Getting students excited about travel is easy enough. The tougher part can be funding it. We asked New Jersey Group Leader, tour planning master, and short-order grilled cheese cook Elana M. for her unique take on fundraising for group travel.
Living for the hustle of fundraising
I’ve worked the register at lacrosse games, walked out of Costco with more Pop Tarts than any person could ever eat, and yes, I have my very own industrial snow cone machine. As a teacher, I want to give as many students the opportunity to travel as I can—and give families some relief from footing the bill. Over the years, my students and I have developed a set of fundraising principles to live by. Read on for some of our favorites.
Supply the demand
At our high school, football dominates. That means fundraising at games is a no-go, since several clubs compete for the crowd. But there are other sports out there—namely, lacrosse and soccer.
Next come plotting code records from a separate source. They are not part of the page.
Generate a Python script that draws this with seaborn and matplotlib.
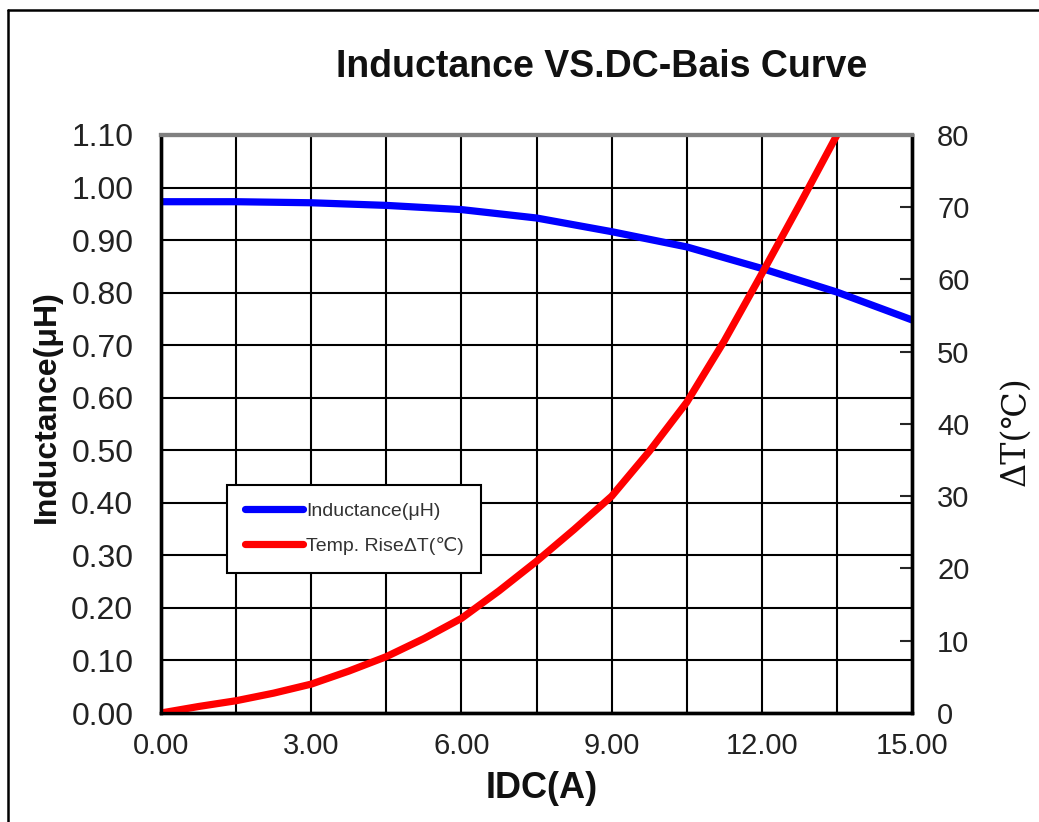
import numpy as np
import pandas as pd
import matplotlib
matplotlib.use("Agg")
import matplotlib.pyplot as plt
import seaborn as sns
from matplotlib.lines import Line2D

# datos
idc_l = [0.0, 1.5, 3.0, 4.5, 6.0, 7.5, 9.0, 10.5, 12.0, 13.5, 15.0]
inductance = [0.973, 0.973, 0.971, 0.966, 0.958, 0.942, 0.916, 0.887, 0.846, 0.801, 0.748]

idc_t = [0.0, 0.75, 1.5, 2.25, 3.0, 3.75, 4.5, 5.25, 6.0, 6.75, 7.5, 8.25,
         9.0, 9.75, 10.5, 11.25, 12.0, 12.75, 13.5]
temp_rise = [0.0, 0.9, 1.7, 2.75, 4.0, 5.8, 7.8, 10.3, 13.1, 16.9, 21.0, 25.4,
             30.0, 36.2, 43.0, 51.5, 60.8, 70.3, 80.0]

x_ticks = [0, 3, 6, 9, 12, 15]
x_grid = [0, 1.5, 3, 4.5, 6, 7.5, 9, 10.5, 12, 13.5, 15]
y_left_ticks = [0.0, 0.1, 0.2, 0.3, 0.4, 0.5, 0.6, 0.7, 0.8, 0.9, 1.0, 1.1]
y_right_ticks = [0, 10, 20, 30, 40, 50, 60, 70, 80]

title = "Inductance VS.DC-Bais Curve"
lab_l = "Inductance(μH)"
lab_t = "Temp. RiseΔT(℃)"

sns.set_style("white")
plt.rcParams["font.family"] = ["Liberation Sans", "DejaVu Sans"]

df_l = pd.DataFrame({"IDC": idc_l, "L": inductance})
df_t = pd.DataFrame({"IDC": idc_t, "T": temp_rise})

fig = plt.figure(figsize=(10.39, 8.22), dpi=100)
ax = fig.add_axes([0.155, 0.1326, 0.7228, 0.7032])
ax2 = ax.twinx()

sns.lineplot(data=df_l, x="IDC", y="L", ax=ax, color="#0000ff", linewidth=5.2,
             label=lab_l, legend=False)
sns.lineplot(data=df_t, x="IDC", y="T", ax=ax2, color="#ff0000", linewidth=5.2,
             label=lab_t, legend=False)

ax.set_xlim(0, 15)
ax.set_ylim(0, 1.1)
ax2.set_ylim(0, 80)

ax.set_xticks(x_ticks)
ax.set_xticklabels([f"{v:.2f}" for v in x_ticks])
ax.set_xticks(x_grid, minor=True)
ax.set_yticks(y_left_ticks)
ax.set_yticklabels([f"{v:.2f}" for v in y_left_ticks])
ax2.set_yticks(y_right_ticks)
ax2.set_yticklabels([str(v) for v in y_right_ticks])

ax.grid(True, which="both", color="black", linewidth=1.5)
ax.set_axisbelow(True)
ax.tick_params(axis="x", which="both", length=0, pad=14, labelsize=21, labelcolor="#222222")
ax.tick_params(axis="y", length=0, pad=20, labelsize=23, labelcolor="#222222")
ax2.tick_params(axis="y", direction="in", length=9, width=1.5, pad=18,
                labelsize=21, labelcolor="#222222")
ax2.grid(False)

ax.set_xlabel("")
ax.set_ylabel("")
ax2.set_ylabel("")

for a in (ax, ax2):
    for side in ("left", "bottom", "right"):
        a.spines[side].set_color("black")
        a.spines[side].set_linewidth(2.4)
    a.spines["top"].set_color("#808080")
    a.spines["top"].set_linewidth(3)

# leyenda combinada
h1, l1 = ax.get_legend_handles_labels()
h2, l2 = ax2.get_legend_handles_labels()
leg = ax2.legend(h1 + h2, l1 + l2, loc="upper left", bbox_to_anchor=(0.088, 0.395),
                 borderaxespad=0, fontsize=14, handlelength=3.0, handletextpad=0.15,
                 labelspacing=0.9, borderpad=0.9, fancybox=False, framealpha=1,
                 edgecolor="black")
leg.get_frame().set_linewidth(1.5)
for t in leg.get_texts():
    t.set_color("#333333")

# textos
fig.text(0.579, 0.919, title, ha="center", va="center", fontsize=27, fontweight="bold",
         color="#111111")
fig.text(0.521, 0.041, "IDC(A)", ha="center", va="center", fontsize=26, fontweight="bold",
         color="#111111")
fig.text(0.045, 0.505, lab_l, ha="center", va="center", rotation=90, fontsize=23,
         fontweight="bold", color="#111111")
fig.text(0.977, 0.476, "ΔT(℃)", ha="center", va="center", rotation=90, fontsize=24,
         family=["DejaVu Serif", "Noto Sans CJK SC"], color="#111111")

# marco exterior
fig.add_artist(Line2D([8 / 1039, 8 / 1039], [0, 1 - 10 / 822], transform=fig.transFigure,
                      color="black", linewidth=1.8))
fig.add_artist(Line2D([8 / 1039, 1], [1 - 10 / 822, 1 - 10 / 822], transform=fig.transFigure,
                      color="black", linewidth=1.8))

fig.savefig("out.png", dpi=100, facecolor="white")
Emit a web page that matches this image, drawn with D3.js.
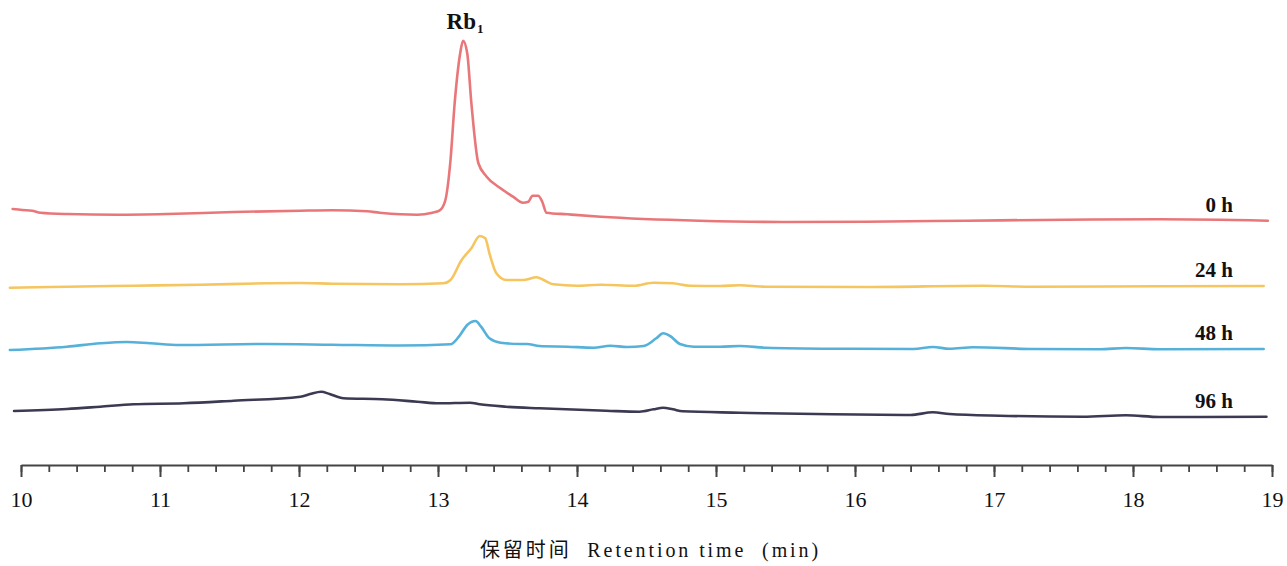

So, we set up shop: A card table, a griddle, and who knows how many grilled cheese sandwiches for hungry spectators basically paid for our tour to Peru.
It’s not a charity
Fundraising strategies that rely on donations without anything in exchange aren’t for me. Instead, I encourage my students to provide goods or a service. Every year we put on a yard sale, and it’s become a well-known event in our town. Students who bring items to sell and who help man the tables get a portion of the proceeds.
Embrace the small stuff
I won’t sugarcoat it: Fundraising can be hectic. But sometimes staying sane means embracing the madness, not fighting it. Keep yourself moving, keep yourself organized, and wait for the “this was worth it” moments your students experience on tour.